## What to do
Leaving out every picture, retype the lines below from the top through the one that contains "0.88, 0.83, -0.29]".
** start Given information **
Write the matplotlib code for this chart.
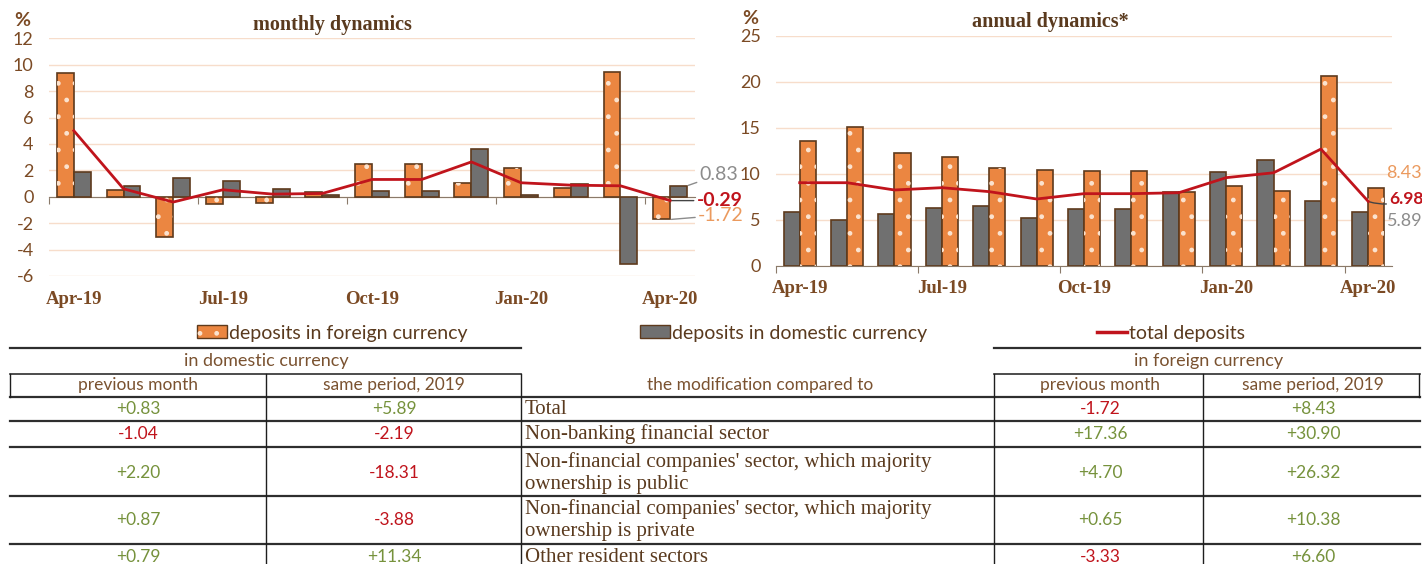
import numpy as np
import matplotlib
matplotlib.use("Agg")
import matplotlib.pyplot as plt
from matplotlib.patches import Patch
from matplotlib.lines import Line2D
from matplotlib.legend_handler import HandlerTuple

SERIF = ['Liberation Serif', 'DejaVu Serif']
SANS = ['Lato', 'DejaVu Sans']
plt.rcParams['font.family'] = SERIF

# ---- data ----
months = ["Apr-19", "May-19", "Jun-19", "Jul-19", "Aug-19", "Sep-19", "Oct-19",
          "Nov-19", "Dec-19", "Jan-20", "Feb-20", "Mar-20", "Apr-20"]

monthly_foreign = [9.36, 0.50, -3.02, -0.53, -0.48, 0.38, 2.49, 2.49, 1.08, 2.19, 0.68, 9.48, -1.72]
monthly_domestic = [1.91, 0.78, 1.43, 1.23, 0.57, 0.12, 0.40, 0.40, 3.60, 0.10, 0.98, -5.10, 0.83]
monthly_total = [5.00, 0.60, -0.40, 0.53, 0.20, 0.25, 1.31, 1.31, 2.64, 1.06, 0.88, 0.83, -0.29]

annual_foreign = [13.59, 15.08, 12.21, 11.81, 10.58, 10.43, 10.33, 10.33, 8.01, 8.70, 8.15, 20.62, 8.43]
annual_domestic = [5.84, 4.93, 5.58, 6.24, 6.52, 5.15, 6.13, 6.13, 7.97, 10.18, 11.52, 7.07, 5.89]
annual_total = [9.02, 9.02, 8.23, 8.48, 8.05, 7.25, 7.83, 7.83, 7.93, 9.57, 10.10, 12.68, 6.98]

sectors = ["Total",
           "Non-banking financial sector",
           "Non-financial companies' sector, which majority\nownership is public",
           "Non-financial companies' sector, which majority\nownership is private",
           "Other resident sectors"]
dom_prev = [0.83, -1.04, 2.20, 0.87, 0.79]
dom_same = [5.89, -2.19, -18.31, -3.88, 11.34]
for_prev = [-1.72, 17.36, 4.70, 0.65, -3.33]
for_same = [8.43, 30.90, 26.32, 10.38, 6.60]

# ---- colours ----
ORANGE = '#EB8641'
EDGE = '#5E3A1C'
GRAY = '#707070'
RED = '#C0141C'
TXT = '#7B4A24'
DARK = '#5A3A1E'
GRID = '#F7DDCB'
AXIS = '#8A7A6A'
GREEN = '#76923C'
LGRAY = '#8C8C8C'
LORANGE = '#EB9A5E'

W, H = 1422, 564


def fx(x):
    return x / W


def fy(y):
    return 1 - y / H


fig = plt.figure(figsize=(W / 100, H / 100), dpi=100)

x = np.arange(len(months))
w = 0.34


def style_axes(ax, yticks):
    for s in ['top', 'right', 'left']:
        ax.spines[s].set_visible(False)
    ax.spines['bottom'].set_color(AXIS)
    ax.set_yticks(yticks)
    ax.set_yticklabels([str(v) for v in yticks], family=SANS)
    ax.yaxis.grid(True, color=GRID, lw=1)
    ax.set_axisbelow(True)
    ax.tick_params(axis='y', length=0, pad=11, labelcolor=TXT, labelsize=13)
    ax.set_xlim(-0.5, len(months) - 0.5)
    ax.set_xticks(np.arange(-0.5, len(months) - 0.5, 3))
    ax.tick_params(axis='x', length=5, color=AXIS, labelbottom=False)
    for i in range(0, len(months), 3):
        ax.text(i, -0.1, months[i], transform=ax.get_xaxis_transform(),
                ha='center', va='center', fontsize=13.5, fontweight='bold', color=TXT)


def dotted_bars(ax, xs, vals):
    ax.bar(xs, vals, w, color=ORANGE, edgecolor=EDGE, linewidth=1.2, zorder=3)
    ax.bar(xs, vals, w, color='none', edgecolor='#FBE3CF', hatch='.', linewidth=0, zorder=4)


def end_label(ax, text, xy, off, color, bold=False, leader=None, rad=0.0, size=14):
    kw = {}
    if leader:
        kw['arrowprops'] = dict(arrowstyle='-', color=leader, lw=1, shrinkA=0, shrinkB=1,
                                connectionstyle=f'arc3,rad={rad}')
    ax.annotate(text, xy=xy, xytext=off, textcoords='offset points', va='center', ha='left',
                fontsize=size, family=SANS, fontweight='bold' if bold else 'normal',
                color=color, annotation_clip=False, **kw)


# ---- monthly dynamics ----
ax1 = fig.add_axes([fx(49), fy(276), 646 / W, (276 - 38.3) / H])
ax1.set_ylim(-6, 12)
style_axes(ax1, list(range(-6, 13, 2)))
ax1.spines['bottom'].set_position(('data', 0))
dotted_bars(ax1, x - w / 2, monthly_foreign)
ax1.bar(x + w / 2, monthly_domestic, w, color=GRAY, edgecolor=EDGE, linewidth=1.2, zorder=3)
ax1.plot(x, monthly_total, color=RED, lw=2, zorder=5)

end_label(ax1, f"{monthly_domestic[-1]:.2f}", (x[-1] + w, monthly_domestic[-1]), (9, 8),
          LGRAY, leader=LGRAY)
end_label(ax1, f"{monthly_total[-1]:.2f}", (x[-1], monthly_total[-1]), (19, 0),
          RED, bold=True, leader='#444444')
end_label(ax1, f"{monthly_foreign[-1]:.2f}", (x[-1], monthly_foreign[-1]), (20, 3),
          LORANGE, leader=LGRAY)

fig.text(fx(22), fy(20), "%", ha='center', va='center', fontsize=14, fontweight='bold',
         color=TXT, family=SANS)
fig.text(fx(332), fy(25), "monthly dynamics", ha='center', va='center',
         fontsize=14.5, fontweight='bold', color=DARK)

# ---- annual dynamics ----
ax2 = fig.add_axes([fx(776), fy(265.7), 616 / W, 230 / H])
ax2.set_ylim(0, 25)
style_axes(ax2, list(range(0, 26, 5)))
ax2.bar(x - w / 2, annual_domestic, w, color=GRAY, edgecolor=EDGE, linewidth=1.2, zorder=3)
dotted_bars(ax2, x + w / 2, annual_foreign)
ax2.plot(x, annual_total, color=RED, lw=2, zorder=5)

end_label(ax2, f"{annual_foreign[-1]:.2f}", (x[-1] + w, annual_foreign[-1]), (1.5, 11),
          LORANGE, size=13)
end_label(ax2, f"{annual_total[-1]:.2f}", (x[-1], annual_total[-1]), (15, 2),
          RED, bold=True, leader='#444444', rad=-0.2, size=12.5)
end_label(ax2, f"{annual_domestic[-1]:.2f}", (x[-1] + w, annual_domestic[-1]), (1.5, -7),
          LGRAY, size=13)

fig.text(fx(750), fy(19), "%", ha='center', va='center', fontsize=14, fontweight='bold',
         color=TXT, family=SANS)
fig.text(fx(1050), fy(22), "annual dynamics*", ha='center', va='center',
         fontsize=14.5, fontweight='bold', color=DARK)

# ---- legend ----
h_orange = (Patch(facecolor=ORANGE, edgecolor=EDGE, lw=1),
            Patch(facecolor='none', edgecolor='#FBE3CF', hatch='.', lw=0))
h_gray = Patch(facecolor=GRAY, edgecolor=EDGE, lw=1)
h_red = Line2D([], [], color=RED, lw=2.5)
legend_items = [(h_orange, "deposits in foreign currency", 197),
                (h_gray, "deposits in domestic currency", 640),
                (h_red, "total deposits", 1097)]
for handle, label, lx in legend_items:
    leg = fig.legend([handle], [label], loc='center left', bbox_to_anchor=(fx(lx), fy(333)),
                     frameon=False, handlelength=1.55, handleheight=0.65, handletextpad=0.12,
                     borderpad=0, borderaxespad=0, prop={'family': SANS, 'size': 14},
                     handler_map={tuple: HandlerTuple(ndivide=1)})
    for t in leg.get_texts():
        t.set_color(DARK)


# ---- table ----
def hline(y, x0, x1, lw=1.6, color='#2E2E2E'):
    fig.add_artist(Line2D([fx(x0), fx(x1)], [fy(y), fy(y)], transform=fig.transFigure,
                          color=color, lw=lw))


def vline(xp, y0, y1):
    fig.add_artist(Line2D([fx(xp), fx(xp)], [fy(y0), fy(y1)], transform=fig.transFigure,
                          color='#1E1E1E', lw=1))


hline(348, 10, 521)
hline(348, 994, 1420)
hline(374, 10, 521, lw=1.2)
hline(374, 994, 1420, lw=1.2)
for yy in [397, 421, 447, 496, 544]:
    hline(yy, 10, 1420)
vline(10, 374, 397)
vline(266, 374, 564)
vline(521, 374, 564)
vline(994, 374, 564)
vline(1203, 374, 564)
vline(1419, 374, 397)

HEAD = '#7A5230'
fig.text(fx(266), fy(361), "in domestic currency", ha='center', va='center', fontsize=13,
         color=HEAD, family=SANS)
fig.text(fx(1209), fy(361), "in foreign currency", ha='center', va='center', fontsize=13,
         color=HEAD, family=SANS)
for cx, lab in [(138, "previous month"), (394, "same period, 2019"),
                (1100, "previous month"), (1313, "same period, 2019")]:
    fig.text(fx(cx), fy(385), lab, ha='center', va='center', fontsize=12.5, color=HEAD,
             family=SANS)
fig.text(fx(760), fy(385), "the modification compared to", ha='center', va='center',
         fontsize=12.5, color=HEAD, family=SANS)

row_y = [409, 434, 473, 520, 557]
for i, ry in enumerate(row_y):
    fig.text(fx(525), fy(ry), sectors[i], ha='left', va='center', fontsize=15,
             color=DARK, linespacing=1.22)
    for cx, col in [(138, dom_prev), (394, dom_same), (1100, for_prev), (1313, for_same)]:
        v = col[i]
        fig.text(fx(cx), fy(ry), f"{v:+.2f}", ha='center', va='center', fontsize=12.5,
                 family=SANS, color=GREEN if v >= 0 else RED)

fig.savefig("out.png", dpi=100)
** end Given information **
## Complete output
Write the matplotlib code for this chart.
import numpy as np
import matplotlib
matplotlib.use("Agg")
import matplotlib.pyplot as plt
from matplotlib.patches import Patch
from matplotlib.lines import Line2D
from matplotlib.legend_handler import HandlerTuple

SERIF = ['Liberation Serif', 'DejaVu Serif']
SANS = ['Lato', 'DejaVu Sans']
plt.rcParams['font.family'] = SERIF

# ---- data ----
months = ["Apr-19", "May-19", "Jun-19", "Jul-19", "Aug-19", "Sep-19", "Oct-19",
          "Nov-19", "Dec-19", "Jan-20", "Feb-20", "Mar-20", "Apr-20"]

monthly_foreign = [9.36, 0.50, -3.02, -0.53, -0.48, 0.38, 2.49, 2.49, 1.08, 2.19, 0.68, 9.48, -1.72]
monthly_domestic = [1.91, 0.78, 1.43, 1.23, 0.57, 0.12, 0.40, 0.40, 3.60, 0.10, 0.98, -5.10, 0.83]
monthly_total = [5.00, 0.60, -0.40, 0.53, 0.20, 0.25, 1.31, 1.31, 2.64, 1.06, 0.88, 0.83, -0.29]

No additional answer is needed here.